Hall Monitor 

Witness the Fitness

CITY EMPLOYEES ARE FAT and out of shape. At least that is the pessimistic view of a new "wellness" initiative brought before council last week by City Commissioner Amanda Fritz. According to a study done by Cathy Bless, the city's benefits and wellness manager, 72 percent of city employees are overweight and 23 percent have high blood pressure.

To start changing things, Fritz has challenged all her colleagues on council to set personal wellness goals and to "choose a community activity with a wellness component," by May 1. Then they can invite their bureau employees to come along. It's all about "modeling good behavior," she says.

Fritz has set her own goals: reminding staff to take breaks, and not eating empty-calorie rice with her bento. She also wants to take a daily break to climb the stairs at a garage on 1st and Jefferson, 135 steps to the ninth floor.

Mayor Sam Adams, whose quadruple lattes can hardly be helping his blood pressure or stress levels, seemed stricken in last week's council session when he was told it's bad practice to schedule meetings over lunch.

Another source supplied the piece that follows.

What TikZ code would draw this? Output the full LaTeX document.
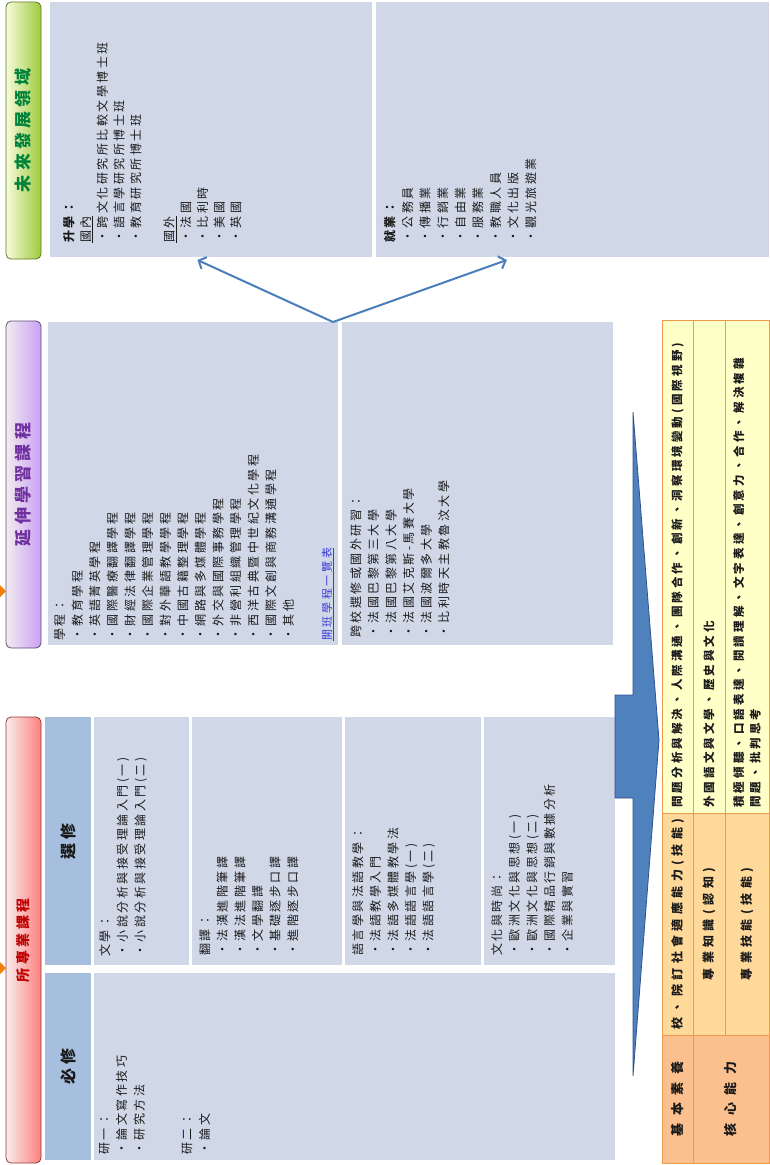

"That would not be modeling the right behaviors," said Bless.

Adams often shows up to meetings with a Quiznos sandwich in hand, picked up by his executive assistant, Cevero Gonzalez.

"There's ham, turkey, mayo, honey mustard, and tomato," says Gonzalez, when I ask him what Adams likes in his sandwich. Ditch the mayo, mayor. But it's good to hear you'll be doing the Bridge Pedal, and that your staff is doing the Hood to Coast run this year.

Commissioner Randy Leonard wants to keep his weight and blood pressure down, and continue the running and weight training routine he started last year.

"Getting there is one thing, staying there is quite another," he says—adding that he's yet to decide on a community activity for his employees.

Commish Nick Fish is going to do the Run Like Hell! in October, in aid of homeless nonprofit p:ear, although he has yet to decide between the 5K, 10K, or half marathon.

Commissioner Dan Saltzman is probably going to sit on his ass and do nothing for a change. At least, his staff didn't get back to me about his goals. Then again, he's got quite a lot on his mind these days with the police bureau and council candidate Jesse Cornett breathing down his neck. After all, running a campaign is a lot more stressful than running stairs.